By Travis Fedschun, ,
Published January 25, 2018
A Minnesota prosecutor is convening a grand jury as he weighs whether to charge a Minneapolis police officer in the 2017 shooting death of Justine Damond, officials said Wednesday, a month after the prosecutor ripped investigators over the handling of the controversial case.
The Police Officers Federation of Minneapolis confirmed to FOX9 that several of its members were issued subpoenas related to the case calling them to testify at some point in the near future.
Damond, a 40-year-old life coach who was a dual citizen of Australia and the U.S., was killed by Minneapolis police officer Mohamed Noor in July just minutes after she called police to report a possible sexual assault in the alley behind her home. Noor hasn't been charged, but Hennepin County Attorney Mike Freeman said weeks ago more investigating was needed in the case. He also told activists in a recorded conversation he didn't have enough evidence and investigators "haven't done their job."
“I’ve got to have the evidence. And I don’t have it yet. And let me just say, it’s not my fault,” Freeman said in a video that was posted on Facebook. “So if it isn’t my fault, who didn’t do their jobs? Investigators, and they don’t work for me. And they haven’t done their job.”
The president for the union that represents the Minneapolis Police Department's rank-and-file officers told the Minneapolis Star Tribune about 35 to 40 officers have been subpoenaed to testify. Lt. Bob Kroll told the newspaper the officers would cooperate.
“Unfortunately, the federation cannot answer the obvious question the media is asking: How can County Attorney Freeman retain charging authority while simultaneously submitting the case to a grand jury?” he said in a statement to the newspaper.
The Hennepin County Attorney's office said in a statement Wednesday that because grand jury proceedings are secret, "we cannot comment on grand jury subpoenas or any testimony that occurs before a grand jury."
"Hennepin County Attorney Mike Freeman will continue the office’s two-year-old policy where he makes the decision on whether or not to bring charges in officer-involved shootings. We will have no further comment," the statement said.
In recent years, Freeman has said he would no longer use grand juries to decide whether officers would be charged in police shootings. Instead, Freeman said he would make those decisions himself to provide more accountability and transparency, according to the Associated Press.
Grand juries can be helpful in investigations because they can subpoena witness testimony and other evidence in a case, but they are typically used in state court to make charging decisions. Lying before a grand jury can result in perjury charges.
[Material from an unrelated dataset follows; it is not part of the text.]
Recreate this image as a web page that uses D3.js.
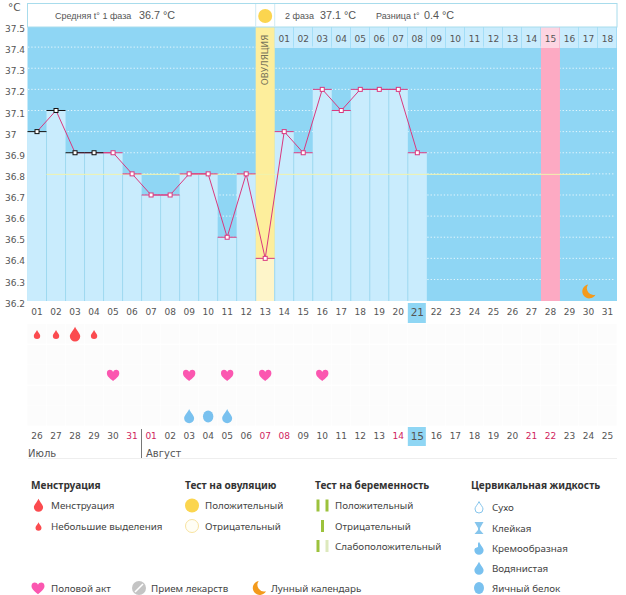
<!DOCTYPE html>
<html>
<head>
<meta charset="utf-8">
<style>
  html, body { margin: 0; padding: 0; background: #fff; }
  svg { display: block; }
  text { font-family: "DejaVu Sans", sans-serif; fill: #555; }
  .legend text { font-family: "Noto Sans", sans-serif; font-size: 9.8px; fill: #444; }
  .legend .title { font-size: 10.1px; font-weight: 700; fill: #333; }
</style>
<script src="https://cdnjs.cloudflare.com/ajax/libs/d3/7.8.5/d3.min.js"></script>
</head>
<body>
<svg id="chart" width="626" height="595"></svg>
<script>
// chart values
const days = d3.range(1, 32);
const temps = [37.0, 37.1, 36.9, 36.9, 36.9, 36.8, 36.7, 36.7, 36.8, 36.8, 36.5, 36.8, 36.4,
               37.0, 36.9, 37.2, 37.1, 37.2, 37.2, 37.2, 36.9];
const tempTicks = [36.2, 36.3, 36.4, 36.5, 36.6, 36.7, 36.8, 36.9, 37, 37.1, 37.2, 37.3, 37.4, 37.5];
const blackDays = [1, 2, 3, 4];
const coverTemp = 36.8;
const ovulationDay = 13;
const expectedDay = 28;
const moonDay = 30;
const todayDay = 21;
const calendarDays = ["26","27","28","29","30","31","01","02","03","04","05","06","07","08","09","10",
                      "11","12","13","14","15","16","17","18","19","20","21","22","23","24","25"];
const redCalendar = [6, 7, 13, 14, 20, 27, 28]; // cycle days with a red date
const phaseDays = ["01","02","03","04","05","06","07","08","09","10","11","12","13","14","15","16","17","18"];
const bigDropDays = [3];
const smallDropDays = [1, 2, 4];
const heartDays = [5, 9, 11, 13, 16];
const waterDays = [9, 11];
const eggDays = [10];

const svg = d3.select("#chart");

const x = d3.scaleBand().domain(days).range([27.5, 617]);
const y = d3.scaleLinear().domain([36.2, 37.5]).range([300.6, 26]);
const plotTop = 27;
const plotBottom = 301;
const cw = x.bandwidth();
const cx = d => x(d) + cw / 2;

// icon paths, r is roughly the half width
function dropPath(r) {
    return `M0,${-r * 1.6} C${r * 0.35},${-r * 0.8} ${r},${-r * 0.3} ${r},${r * 0.25}`
        + ` A${r},${r} 0 1 1 ${-r},${r * 0.25} C${-r},${-r * 0.3} ${-r * 0.35},${-r * 0.8} 0,${-r * 1.6} Z`;
}
function heartPath(r) {
    return `M0,${r * 0.95} C${-r * 0.5},${r * 0.55} ${-r},${r * 0.2} ${-r},${-r * 0.3}`
        + ` C${-r},${-r * 0.95} ${-r * 0.2},${-r} 0,${-r * 0.5}`
        + ` C${r * 0.2},${-r} ${r},${-r * 0.95} ${r},${-r * 0.3}`
        + ` C${r},${r * 0.2} ${r * 0.5},${r * 0.55} 0,${r * 0.95} Z`;
}
function moonPath(r) {
    return `M${-r * 0.05},${-r} A${r},${r} 0 1 0 ${r},${r * 0.45}`
        + ` A${r * 0.95},${r * 0.95} 0 0 1 ${-r * 0.05},${-r} Z`;
}

// background
svg.append("rect").attr("x", 27.5).attr("y", plotTop).attr("width", 589.5).attr("height", plotBottom - plotTop).attr("fill", "#8fd6f4");

// dotted grid
svg.append("g").selectAll("line").data(tempTicks.slice(1, -1)).join("line")
    .attr("x1", 28).attr("x2", 615)
    .attr("y1", d => y(d)).attr("y2", d => y(d))
    .attr("stroke", "#e4f6fd").attr("stroke-dasharray", "1.3 2");

// pink expected column
svg.append("rect").attr("x", x(expectedDay)).attr("y", plotTop).attr("width", cw).attr("height", plotBottom - plotTop).attr("fill", "#fdaac3");

// bars under the temperature
svg.append("g").selectAll("rect").data(temps).join("rect")
    .attr("x", (d, i) => x(days[i]))
    .attr("y", d => y(d))
    .attr("width", cw)
    .attr("height", d => plotBottom - y(d))
    .attr("fill", (d, i) => days[i] == ovulationDay ? "#fef5c9" : "#c9ecfd");
svg.append("g").selectAll("line").data(days.slice(1, 21)).join("line")
    .attr("x1", d => x(d)).attr("x2", d => x(d))
    .attr("y1", d => y(Math.min(temps[d - 1], temps[d - 2]))).attr("y2", plotBottom)
    .attr("stroke", "#9fd9f0");

// ovulation column
svg.append("rect").attr("x", x(ovulationDay)).attr("y", plotTop).attr("width", cw)
    .attr("height", y(temps[ovulationDay - 1]) - plotTop).attr("fill", "#fdee9c");
svg.append("text")
    .attr("transform", `translate(${cx(ovulationDay) + 3},60) rotate(-90)`)
    .attr("text-anchor", "middle").attr("font-size", 8.8).style("fill", "#77735a")
    .text("ОВУЛЯЦИЯ");

// phase day strip
const strip = svg.append("g").selectAll("g").data(phaseDays).join("g")
    .attr("transform", (d, i) => `translate(${x(ovulationDay + 1 + i)},${plotTop})`);
strip.append("rect").attr("width", cw - 0.6).attr("height", 21)
    .attr("fill", (d, i) => ovulationDay + 1 + i == expectedDay ? "#fdd5e2" : "#c9ecfd");
strip.append("text").attr("x", cw / 2).attr("y", 14.5).attr("text-anchor", "middle").attr("font-size", 9).text(d => d);

// cover line
svg.append("line").attr("x1", x(2)).attr("x2", 590)
    .attr("y1", y(coverTemp) + 0.5).attr("y2", y(coverTemp) + 0.5)
    .attr("stroke", "#f0f3ae").attr("stroke-width", 1);

// moon
svg.append("path").attr("d", moonPath(7)).attr("transform", `translate(${cx(moonDay)},${y(36.3) + 12})`).attr("fill", "#f39a1c");

// temperature line and markers
const line = d3.line().x((d, i) => cx(days[i])).y(d => y(d));
svg.append("path").attr("d", line(temps)).attr("fill", "none").attr("stroke", "#d9397f").attr("stroke-width", 1);
const markers = svg.append("g").selectAll("g").data(temps).join("g")
    .attr("transform", (d, i) => `translate(${cx(days[i])},${y(d)})`);
const markColor = (d, i) => blackDays.includes(days[i]) ? "#111" : "#d9397f";
markers.append("line").attr("x1", -cw / 2).attr("x2", cw / 2).attr("stroke", markColor);
markers.append("rect").attr("x", -2).attr("y", -2).attr("width", 4).attr("height", 4)
    .attr("fill", "#fff").attr("stroke", markColor).attr("stroke-width", 1);

// y axis
const yAxis = d3.axisLeft(y).tickValues(tempTicks).tickSize(0).tickFormat(d => +d.toFixed(1));
const gy = svg.append("g").attr("transform", "translate(27,0)").call(yAxis);
gy.select(".domain").remove();
gy.selectAll("text").attr("x", -22).attr("dy", "0.9em").attr("y", -2.5)
    .style("text-anchor", "start").style("font-family", "'DejaVu Sans'").style("font-size", "9px").style("fill", "#555");
svg.append("text").attr("x", 8).attr("y", 11).attr("font-size", 10.5).text("°C");

// header
svg.append("rect").attr("x", 27.5).attr("y", 3.5).attr("width", 589.5).attr("height", 23.5).attr("fill", "#fff").attr("stroke", "#a8dcec");
[x(ovulationDay), x(ovulationDay + 1)].forEach(v => {
    svg.append("line").attr("x1", v).attr("x2", v).attr("y1", 4).attr("y2", 27).attr("stroke", "#cfeaf4");
});
svg.append("circle").attr("cx", cx(ovulationDay)).attr("cy", 16).attr("r", 7).attr("fill", "#fbd54f");
[["Средняя t° 1 фаза", 55, 9], ["36.7 °C", 139, 10.8], ["2 фаза", 285, 9], ["37.1 °C", 320, 10.8],
 ["Разница t°", 376, 9], ["0.4 °C", 424, 10.8]].forEach(h => {
    svg.append("text").attr("x", h[1]).attr("y", 19).attr("font-size", h[2])
        .style("font-family", "'Liberation Sans'").text(h[0]);
});

// day axis under the plot
const xAxis = d3.axisBottom(x).tickSize(0).tickFormat(d3.format("02"));
svg.append("rect").attr("x", x(todayDay)).attr("y", 303).attr("width", cw - 1).attr("height", 20).attr("fill", "#8fd6f4");
const gx = svg.append("g").attr("transform", "translate(0,303)").call(xAxis);
gx.select(".domain").remove();
gx.selectAll("text").attr("y", 6).attr("dy", "0.71em")
    .style("font-family", "'DejaVu Sans'").style("font-size", d => d == todayDay ? "10.5px" : "9px").style("fill", "#555");

// symptom grid
const rowY = [334, 355, 375, 396, 416];
const cells = [];
rowY.forEach(r => days.forEach(d => cells.push({ r, d })));
svg.append("g").selectAll("rect").data(cells).join("rect")
    .attr("x", d => x(d.d)).attr("y", d => d.r - 10).attr("width", cw - 0.5).attr("height", 19.5).attr("fill", "#fcfcfc");

svg.append("g").selectAll("path").data(smallDropDays).join("path")
    .attr("d", dropPath(3.2)).attr("transform", d => `translate(${cx(d)},335)`).attr("fill", "#fb4b4f");
svg.append("g").selectAll("path").data(bigDropDays).join("path")
    .attr("d", dropPath(5.2)).attr("transform", d => `translate(${cx(d)},335)`).attr("fill", "#fb4b4f");
svg.append("g").selectAll("path").data(heartDays).join("path")
    .attr("d", heartPath(6.2)).attr("transform", d => `translate(${cx(d)},375)`).attr("fill", "#fb57b0");
svg.append("g").selectAll("path").data(waterDays).join("path")
    .attr("d", dropPath(5)).attr("transform", d => `translate(${cx(d)},417)`).attr("fill", "#79c1ef");
svg.append("g").selectAll("ellipse").data(eggDays).join("ellipse")
    .attr("cx", d => cx(d)).attr("cy", 416.5).attr("rx", 5.2).attr("ry", 6).attr("fill", "#79c1ef");

// calendar dates
const xCal = d3.scaleBand().domain(calendarDays.map((d, i) => i + 1)).range([27.5, 617]);
svg.append("rect").attr("x", x(todayDay)).attr("y", 427).attr("width", cw - 1).attr("height", 19).attr("fill", "#8fd6f4");
const gc = svg.append("g").attr("transform", "translate(0,433)")
    .call(d3.axisBottom(xCal).tickSize(0).tickFormat(d => calendarDays[d - 1]));
gc.select(".domain").remove();
gc.selectAll("text").attr("y", 0).attr("dy", "0.71em")
    .style("font-family", "'DejaVu Sans'")
    .style("font-size", d => d == todayDay ? "10.5px" : "9px")
    .style("fill", d => redCalendar.includes(d) ? "#d0245e" : "#555");

svg.append("line").attr("x1", 28).attr("x2", 617).attr("y1", 458.5).attr("y2", 458.5).attr("stroke", "#eee");
svg.append("line").attr("x1", 141.5).attr("x2", 141.5).attr("y1", 429).attr("y2", 458).attr("stroke", "#777");
svg.append("text").attr("x", 28).attr("y", 457).attr("font-size", 10).text("Июль");
svg.append("text").attr("x", 146).attr("y", 457).attr("font-size", 10).text("Август");

// legend
const legend = svg.append("g").attr("class", "legend");
function label(px, py, s, cls) {
    legend.append("text").attr("class", cls || null).attr("x", px).attr("y", py + 3.5).text(s);
}
function icon(d, px, py, fill) {
    legend.append("path").attr("d", d).attr("transform", `translate(${px},${py})`).attr("fill", fill);
}
function bar(px, py, fill) {
    legend.append("rect").attr("x", px).attr("y", py - 6).attr("width", 3).attr("height", 12).attr("fill", fill);
}

label(31, 485.5, "Менструация", "title");
icon(dropPath(4.6), 38.5, 506, "#fb4b4f");
label(51, 505.5, "Менструация");
icon(dropPath(3), 38.5, 527, "#fb4b4f");
label(51, 526, "Небольшие выделения");

label(185, 485.5, "Тест на овуляцию", "title");
legend.append("circle").attr("cx", 192).attr("cy", 505.5).attr("r", 7).attr("fill", "#fbd54f");
label(205, 505.5, "Положительный");
legend.append("circle").attr("cx", 192).attr("cy", 526).attr("r", 6.5).attr("fill", "#fffef5").attr("stroke", "#f8e3a0");
label(205, 526, "Отрицательный");

label(315, 485.5, "Тест на беременность", "title");
bar(316.5, 505.5, "#9cc23c"); bar(325.5, 505.5, "#9cc23c");
label(335, 505.5, "Положительный");
bar(321, 526, "#9cc23c");
label(335, 526, "Отрицательный");
bar(316.5, 546, "#9cc23c"); bar(325.5, 546, "#dde9bd");
label(335, 546, "Слабоположительный");

label(471, 485.5, "Цервикальная жидкость", "title");
legend.append("path").attr("d", dropPath(4)).attr("transform", "translate(479,508)").attr("fill", "#fff").attr("stroke", "#86c5ec");
label(492, 507.5, "Сухо");
legend.append("path").attr("d", "M-4.5,-6 L4.5,-6 L1,0 L1,2 L4.5,6 L-4.5,6 L-1,2 L-1,0 Z").attr("transform", "translate(479,528)").attr("fill", "#86c5ec");
label(492, 528, "Клейкая");
icon(dropPath(4.6), 479, 549, "#79c1ef");
legend.append("path").attr("d", "M-6,-6 L-1,-6 L-1,-2 L-6,0 Z").attr("transform", "translate(479,549)").attr("fill", "#fff");
label(492, 548, "Кремообразная");
icon(dropPath(4.6), 479, 569, "#79c1ef");
label(492, 568, "Водянистая");
legend.append("ellipse").attr("cx", 479).attr("cy", 588).attr("rx", 5).attr("ry", 6).attr("fill", "#79c1ef");
label(492, 588, "Яичный белок");

icon(heartPath(6.5), 38, 588, "#fb57b0");
label(51, 588, "Половой акт");
legend.append("circle").attr("cx", 139).attr("cy", 588).attr("r", 7).attr("fill", "#c4c4c4");
legend.append("line").attr("x1", 135).attr("y1", 592).attr("x2", 143).attr("y2", 584).attr("stroke", "#fff").attr("stroke-width", 1.6);
label(151, 588, "Прием лекарств");
icon(moonPath(7), 259, 588, "#f39a1c");
label(271, 588, "Лунный календарь");
</script>
</body>
</html>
The attorney for Matthew Harrity, Noor's partner on the night of the shooting, told the Star Tribune that Harrity got a grand jury subpoena Wednesday. Attorney Fred Bruno told the newspaper the subpoena "came as a surprise." Harrity has told investigators he was startled by a loud noise right before Damond approached the driver's side window of their police SUV on July 15. Harrity, who was driving, said Noor then fired his weapon from the passenger seat, shooting Damond.
Damond, who was unarmed, died of a gunshot wound to the abdomen. Her death has drawn questions over Noor’s experience and training. The Somali-born cop was part of an accelerated police cadet program that required only seven months of training, a nontraditional route that aims to help those who have a college degree enter law enforcement.
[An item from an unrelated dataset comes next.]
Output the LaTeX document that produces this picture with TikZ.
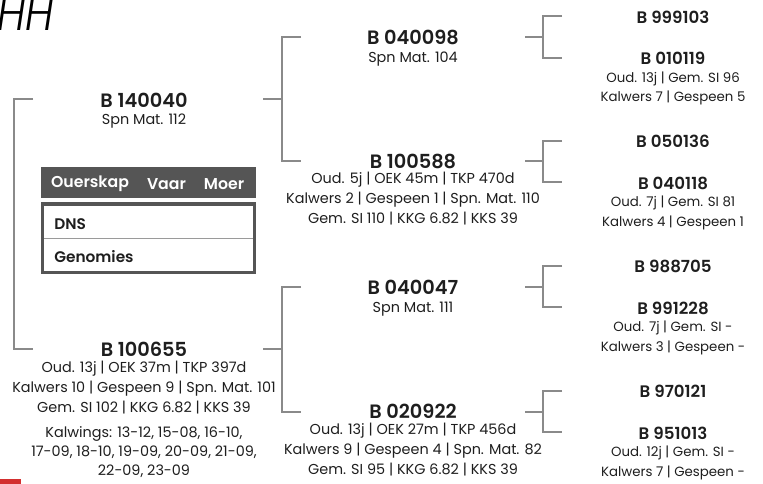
\documentclass[tikz,border=0pt]{standalone}
\usepackage{fontspec}
\setmainfont{Poppins}[BoldFont={Poppins SemiBold}]
\newfontfamily\hhfont{Poppins Light}[ItalicFont={Poppins Light Italic}]
\usepackage{tikz}
\usepackage{xcolor}
\definecolor{linegray}{HTML}{8A8A8A}
\definecolor{textdark}{HTML}{1E1E1E}
\definecolor{boxgray}{HTML}{555555}
\definecolor{rowgray}{HTML}{9A9A9A}
\definecolor{markred}{HTML}{D32F2F}
\tikzset{
  brak/.style={linegray,line width=0.8pt},
  bigid/.style={font=\fontsize{14.5}{16}\selectfont\bfseries,text=textdark,inner sep=0pt},
  smallid/.style={font=\fontsize{12.5}{14}\selectfont\bfseries,text=textdark,inner sep=0pt},
  info/.style={font=\fontsize{10.8}{15}\selectfont,text=textdark,align=center,inner sep=0pt},
  info3/.style={font=\fontsize{10}{14.6}\selectfont,text=textdark,align=center,inner sep=0pt},
  hdr/.style={font=\fontsize{11.8}{13}\selectfont\bfseries,text=white,inner sep=0pt},
  rowtxt/.style={font=\fontsize{11.5}{13}\selectfont\bfseries,text=textdark,anchor=west,inner sep=0pt}
}

\begin{document}
\begin{tikzpicture}[x=0.75pt,y=-0.75pt]
\useasboundingbox (0,0) rectangle (763,484);

% title
\node[anchor=base west,inner sep=0pt,font=\fontsize{37}{39}\hhfont\itshape,xscale=0.85,text=black] (hh) at (-3,31) {HH};

% first generation
\node[bigid] (t1) at (144,100) {B 140040};
\node[info] (d1) at (144,121) {Spn Mat. 112};
\node[bigid] (t2) at (144,349) {B 100655};
\node[info] (d2) at (144,388) {Oud. 13j | OEK 37m | TKP 397d\\Kalwers 10 | Gespeen 9 | Spn. Mat. 101\\Gem. SI 102 | KKG 6.82 | KKS 39};
\node[info,font=\fontsize{10.8}{14.3}\selectfont] (k2) at (144,452) {Kalwings: 13-12, 15-08, 16-10,\\17-09, 18-10, 19-09, 20-09, 21-09,\\22-09, 23-09};

% second generation
\node[bigid] (t3) at (413,37) {B 040098};
\node[info] (d3) at (413,59) {Spn Mat. 104};
\node[bigid] (t4) at (413,161) {B 100588};
\node[info] (d4) at (413,199) {Oud. 5j | OEK 45m | TKP 470d\\Kalwers 2 | Gespeen 1 | Spn. Mat. 110\\Gem. SI 110 | KKG 6.82 | KKS 39};
\node[bigid] (t5) at (413,287) {B 040047};
\node[info] (d5) at (413,309) {Spn Mat. 111};
\node[bigid] (t6) at (413,411) {B 020922};
\node[info] (d6) at (413,450) {Oud. 13j | OEK 27m | TKP 456d\\Kalwers 9 | Gespeen 4 | Spn. Mat. 82\\Gem. SI 95 | KKG 6.82 | KKS 39};

% third generation
\node[smallid] (g1) at (673,17) {B 999103};
\node[smallid] (g2) at (673,58) {B 010119};
\node[info3] (e2) at (673,88.5) {Oud. 13j | Gem. SI 96\\Kalwers 7 | Gespeen 5};
\node[smallid] (g3) at (673,141) {B 050136};
\node[smallid] (g4) at (673,183) {B 040118};
\node[info3] (e4) at (673,213) {Oud. 7j | Gem. SI 81\\Kalwers 4 | Gespeen 1};
\node[smallid] (g5) at (673,266) {B 988705};
\node[smallid] (g6) at (673,308) {B 991228};
\node[info3] (e6) at (673,338) {Oud. 7j | Gem. SI -\\Kalwers 3 | Gespeen -};
\node[smallid] (g7) at (673,391) {B 970121};
\node[smallid] (g8) at (673,433) {B 951013};
\node[info3] (e8) at (673,463) {Oud. 12j | Gem. SI -\\Kalwers 7 | Gespeen -};

% brackets
\coordinate (b1a) at (33,99);  \coordinate (b1b) at (14,349); \coordinate (b1c) at (33,349);
\draw[brak] (b1a) -| (b1b) -- (b1c);
\coordinate (s3) at (263,99);  \coordinate (j3) at (282,99);
\coordinate (b3a) at (301,37); \coordinate (b3b) at (282,161); \coordinate (b3c) at (301,161);
\draw[brak] (s3) -- (j3) (b3a) -| (b3b) -- (b3c);
\coordinate (s4) at (263,349); \coordinate (j4) at (282,349);
\coordinate (b4a) at (301,287); \coordinate (b4b) at (282,412); \coordinate (b4c) at (301,412);
\draw[brak] (s4) -- (j4) (b4a) -| (b4b) -- (b4c);
\foreach \yt/\ym/\yb [count=\i] in {16/37/58, 141/161/182, 266/287/307, 391/412/432}{
  \coordinate (s\i) at (525,\ym); \coordinate (j\i) at (543,\ym);
  \coordinate (u\i) at (562,\yt); \coordinate (v\i) at (543,\yb); \coordinate (w\i) at (562,\yb);
  \draw[brak] (s\i) -- (j\i) (u\i) -| (v\i) -- (w\i);
}

% ouerskap table
\fill[boxgray] (41,167) rectangle (256,198);
\node[hdr] (h1) at (90,184) {Ouerskap};
\node[hdr] (h2) at (166.5,184) {Vaar};
\node[hdr] (h3) at (224,184) {Moer};
\fill[white] (42,204) rectangle (254,272);
\draw[rowgray,line width=0.8pt] (42,238.5) -- (254,238.5);
\draw[boxgray,line width=2.4pt] (42.5,204) rectangle (254.5,272.5);
\node[rowtxt] (r1) at (54,224) {DNS};
\node[rowtxt] (r2) at (54,256.5) {Genomies};

% red mark
\fill[markred] (0,479) rectangle (21,484);
\end{tikzpicture}
\end{document}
Noor's attorney, Thomas Plunkett, issued a statement Wednesday saying Freeman's comments "leave me unclear as to what he is doing." He added "it would be unethical and potentially unlawful to comment publicly on this development. Worse — any public comment would jeopardize the fairness of an important judicial function."
Noor has not spoken publicly about the case and has declined to speak with state investigators. The officers didn't turn on their body cameras until after the shooting, and there was no squad-car camera video of the incident.
Last month, Damond's family asked for a more rigorous probe after Freeman's recorded comments about investigators.
"We implore Mr. Freeman and the prosecutor’s office to continue to pursue a rigorous investigation and examination of evidence of the events leading up to Justine's death," her father, John Ruszczyk, told reporters in Sydney. "We will wait patiently while this occurs, but insist that this investigation be done, and done right."
Robert Bennett, an attorney for the Damond family, said Wednesday he and the family support Freeman's use of the grand jury and think it's the right thing to do. Bennett said it's disappointing that subpoenas were necessary to get witnesses, including police officers, to be truthful.
"This is a very unique procedure to have to use, but we applaud it," Bennett said.
The Associated Press contributed to this report.